Warga berharap Komisi terkait di DPRD dapat memperjuangkan aspirasi mereka, termasuk kemungkinan pembatalan proyek jika dinilai membahayakan.
“Harapannya, proyek ini bisa dibatalkan,” pungkas Teguh.
Tanggapan Komisi C DPRD Surabaya
Menanggapi aduan warga Perumahan Green Lake, Surabaya, Anggota Komisi C DPRD Kota Surabaya, Sukadar, menyatakan siap menindaklanjuti aduan warga terkait dugaan gangguan yang ditimbulkan oleh keberadaan Saluran Udara Tegangan Ekstra Tinggi (SUTET). Hal tersebut disampaikan Anggota Komisi C DPRD Surabaya, Sukadar, usai menerima kedatangan puluhan warga yang mengaku terdampak.
Sukadar menjelaskan bahwa pihaknya akan mempelajari seluruh laporan dan lampiran yang diserahkan oleh warga. “Ketika pengaduan sudah disertai laporan-laporan, kami akan pelajari terlebih dahulu. Setelah lampiran yang kami butuhkan lengkap untuk memperkuat posisi warga, baru kami gelar rapat dengar pendapat,” ujarnya.
Menurutnya, rapat dengar pendapat (RDP) nantinya membutuhkan tambahan dokumen untuk melengkapi data yang telah diberikan. Ia menegaskan bahwa hingga saat ini Komisi C belum menerima informasi terperinci mengenai dampak langsung yang dirasakan warga akibat keberadaan SUTET tersebut.
“Kami belum tahu gangguan apa yang dirasakan masyarakat. Baru ada laporan masuk hari ini. Karena itu kami masih menunggu kelengkapan berkas sebelum menjadwalkan RDP,” tambahnya.
Pertanyakan Legalitas Set Plan Perumahan
Selain soal dampak SUTET, Sukadar juga menyoroti proses perolehan rumah oleh warga, terutama terkait legalitas site plan yang diberikan pengembang. Ia mempertanyakan apakah masyarakat telah mendapatkan sosialisasi sejak awal sebelum membeli rumah.
“Apakah ada site plan resmi? Apakah site plan tersebut terdaftar di Pemerintah Kota Surabaya, khususnya di PRKP dan KPB? Jika tidak terdaftar, meskipun pengembang membuat site plan sendiri, secara otomatis site plan itu kami anggap gugur,” tegasnya.
Ia menjelaskan bahwa perubahan site plan tidak bisa dilakukan sepihak oleh pengembang tanpa persetujuan minimal 75 persen warga yang telah menempati kawasan tersebut.

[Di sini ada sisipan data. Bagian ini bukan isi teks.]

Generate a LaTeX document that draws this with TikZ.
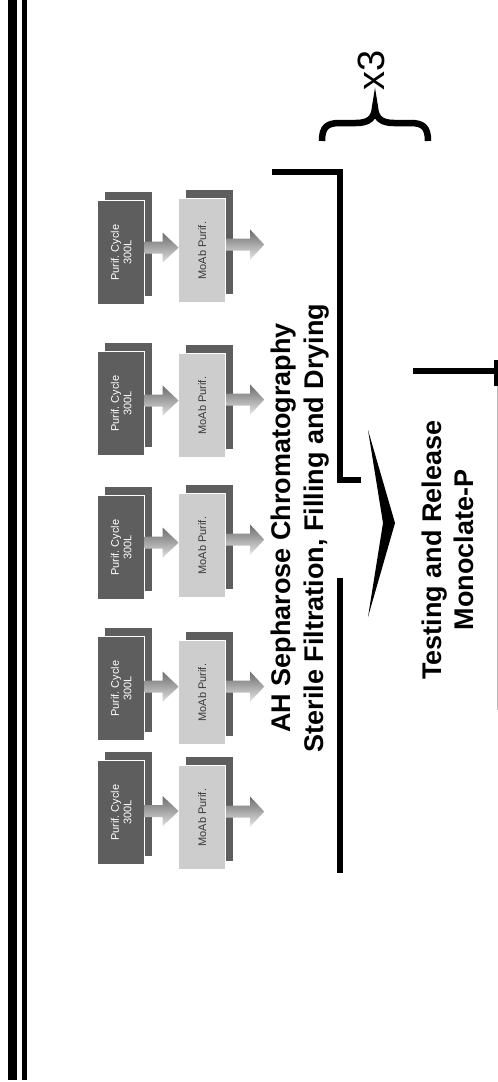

“Itu sudah diatur dalam Perda. Kami tidak bisa keluar dari peraturan daerah yang telah disepakati bersama antara Pemkot dan DPRD Surabaya,” jelasnya.
RDP Menunggu Kelengkapan Berkas
Terkait jadwal rapat dengar pendapat, Komisi C masih menunggu berkas pendukung dari warga. Meski warga datang tanpa pengaduan resmi tertulis, Komisi C tetap menerima laporan mereka.
“Ini rumah rakyat, dan kami adalah perwakilan warga Surabaya. Karena mereka datang berbondong-bondong, tentu kami terima aduannya,” kata Sukadar.
Ia memastikan bahwa seluruh pihak yang kompeten, termasuk pengembang dan pihak terkait lainnya, akan diundang dalam RDP setelah seluruh dokumen yang dibutuhkan lengkap.